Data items
--- BEGIN ---

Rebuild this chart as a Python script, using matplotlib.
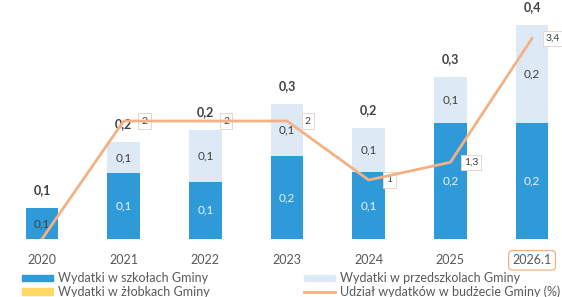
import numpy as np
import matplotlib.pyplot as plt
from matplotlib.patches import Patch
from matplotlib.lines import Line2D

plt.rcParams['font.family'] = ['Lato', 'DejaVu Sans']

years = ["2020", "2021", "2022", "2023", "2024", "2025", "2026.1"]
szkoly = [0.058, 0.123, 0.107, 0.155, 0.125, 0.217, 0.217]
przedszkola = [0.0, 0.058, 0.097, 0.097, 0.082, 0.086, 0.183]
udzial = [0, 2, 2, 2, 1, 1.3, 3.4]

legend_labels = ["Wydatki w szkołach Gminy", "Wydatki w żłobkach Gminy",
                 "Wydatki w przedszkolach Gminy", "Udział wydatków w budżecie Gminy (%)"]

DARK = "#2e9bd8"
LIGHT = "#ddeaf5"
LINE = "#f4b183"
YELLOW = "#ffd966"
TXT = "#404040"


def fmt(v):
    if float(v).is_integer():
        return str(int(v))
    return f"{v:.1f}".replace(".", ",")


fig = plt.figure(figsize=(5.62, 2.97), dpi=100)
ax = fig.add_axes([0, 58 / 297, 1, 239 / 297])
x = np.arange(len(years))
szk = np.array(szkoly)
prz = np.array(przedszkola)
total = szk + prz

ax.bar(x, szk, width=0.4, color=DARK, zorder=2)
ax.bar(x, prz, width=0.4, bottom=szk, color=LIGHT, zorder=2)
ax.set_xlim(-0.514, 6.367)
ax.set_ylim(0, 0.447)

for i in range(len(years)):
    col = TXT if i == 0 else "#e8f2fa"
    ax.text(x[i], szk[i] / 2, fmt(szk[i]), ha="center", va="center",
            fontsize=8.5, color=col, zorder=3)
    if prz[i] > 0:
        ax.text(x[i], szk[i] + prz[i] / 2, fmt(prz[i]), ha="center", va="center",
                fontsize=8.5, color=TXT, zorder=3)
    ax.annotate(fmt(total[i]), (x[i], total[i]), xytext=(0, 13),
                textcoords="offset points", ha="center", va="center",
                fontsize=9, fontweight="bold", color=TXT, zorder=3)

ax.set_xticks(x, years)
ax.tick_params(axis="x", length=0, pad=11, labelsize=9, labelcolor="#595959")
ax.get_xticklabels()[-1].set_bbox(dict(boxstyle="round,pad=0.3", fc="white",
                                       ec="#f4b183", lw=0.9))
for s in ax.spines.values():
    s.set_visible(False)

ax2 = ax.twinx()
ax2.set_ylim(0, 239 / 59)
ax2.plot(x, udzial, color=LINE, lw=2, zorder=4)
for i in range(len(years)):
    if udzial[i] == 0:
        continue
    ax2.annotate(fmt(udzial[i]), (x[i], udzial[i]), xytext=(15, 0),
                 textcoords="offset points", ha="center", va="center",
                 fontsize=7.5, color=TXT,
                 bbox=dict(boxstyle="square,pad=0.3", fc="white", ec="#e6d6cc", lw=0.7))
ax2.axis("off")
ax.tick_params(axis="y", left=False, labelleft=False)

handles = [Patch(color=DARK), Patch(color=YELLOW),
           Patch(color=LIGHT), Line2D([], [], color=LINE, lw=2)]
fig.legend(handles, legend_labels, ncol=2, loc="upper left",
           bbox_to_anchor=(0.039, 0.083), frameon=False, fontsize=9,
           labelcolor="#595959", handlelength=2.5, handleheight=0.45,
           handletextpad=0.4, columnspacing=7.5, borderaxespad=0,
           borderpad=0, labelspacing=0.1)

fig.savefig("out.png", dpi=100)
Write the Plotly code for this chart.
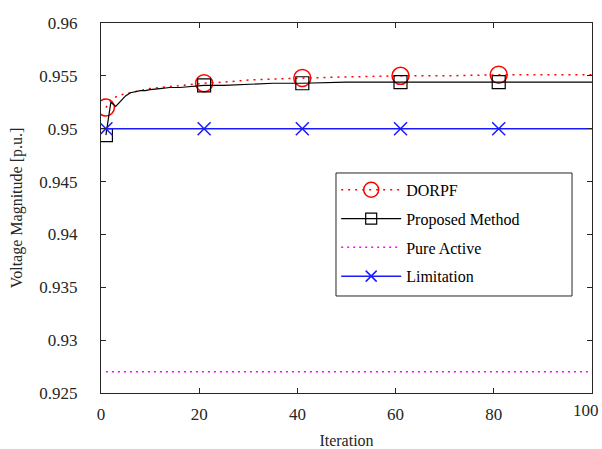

--- END ---

- _Your objective_:
Except for the pictures, give all the material above again verbatim.

- _Answer below_:
Rebuild this chart as a Python script, using matplotlib.
import numpy as np
import matplotlib.pyplot as plt
from matplotlib.patches import Patch
from matplotlib.lines import Line2D

plt.rcParams['font.family'] = ['Lato', 'DejaVu Sans']

years = ["2020", "2021", "2022", "2023", "2024", "2025", "2026.1"]
szkoly = [0.058, 0.123, 0.107, 0.155, 0.125, 0.217, 0.217]
przedszkola = [0.0, 0.058, 0.097, 0.097, 0.082, 0.086, 0.183]
udzial = [0, 2, 2, 2, 1, 1.3, 3.4]

legend_labels = ["Wydatki w szkołach Gminy", "Wydatki w żłobkach Gminy",
                 "Wydatki w przedszkolach Gminy", "Udział wydatków w budżecie Gminy (%)"]

DARK = "#2e9bd8"
LIGHT = "#ddeaf5"
LINE = "#f4b183"
YELLOW = "#ffd966"
TXT = "#404040"


def fmt(v):
    if float(v).is_integer():
        return str(int(v))
    return f"{v:.1f}".replace(".", ",")


fig = plt.figure(figsize=(5.62, 2.97), dpi=100)
ax = fig.add_axes([0, 58 / 297, 1, 239 / 297])
x = np.arange(len(years))
szk = np.array(szkoly)
prz = np.array(przedszkola)
total = szk + prz

ax.bar(x, szk, width=0.4, color=DARK, zorder=2)
ax.bar(x, prz, width=0.4, bottom=szk, color=LIGHT, zorder=2)
ax.set_xlim(-0.514, 6.367)
ax.set_ylim(0, 0.447)

for i in range(len(years)):
    col = TXT if i == 0 else "#e8f2fa"
    ax.text(x[i], szk[i] / 2, fmt(szk[i]), ha="center", va="center",
            fontsize=8.5, color=col, zorder=3)
    if prz[i] > 0:
        ax.text(x[i], szk[i] + prz[i] / 2, fmt(prz[i]), ha="center", va="center",
                fontsize=8.5, color=TXT, zorder=3)
    ax.annotate(fmt(total[i]), (x[i], total[i]), xytext=(0, 13),
                textcoords="offset points", ha="center", va="center",
                fontsize=9, fontweight="bold", color=TXT, zorder=3)

ax.set_xticks(x, years)
ax.tick_params(axis="x", length=0, pad=11, labelsize=9, labelcolor="#595959")
ax.get_xticklabels()[-1].set_bbox(dict(boxstyle="round,pad=0.3", fc="white",
                                       ec="#f4b183", lw=0.9))
for s in ax.spines.values():
    s.set_visible(False)

ax2 = ax.twinx()
ax2.set_ylim(0, 239 / 59)
ax2.plot(x, udzial, color=LINE, lw=2, zorder=4)
for i in range(len(years)):
    if udzial[i] == 0:
        continue
    ax2.annotate(fmt(udzial[i]), (x[i], udzial[i]), xytext=(15, 0),
                 textcoords="offset points", ha="center", va="center",
                 fontsize=7.5, color=TXT,
                 bbox=dict(boxstyle="square,pad=0.3", fc="white", ec="#e6d6cc", lw=0.7))
ax2.axis("off")
ax.tick_params(axis="y", left=False, labelleft=False)

handles = [Patch(color=DARK), Patch(color=YELLOW),
           Patch(color=LIGHT), Line2D([], [], color=LINE, lw=2)]
fig.legend(handles, legend_labels, ncol=2, loc="upper left",
           bbox_to_anchor=(0.039, 0.083), frameon=False, fontsize=9,
           labelcolor="#595959", handlelength=2.5, handleheight=0.45,
           handletextpad=0.4, columnspacing=7.5, borderaxespad=0,
           borderpad=0, labelspacing=0.1)

fig.savefig("out.png", dpi=100)
Write the Plotly code for this chart.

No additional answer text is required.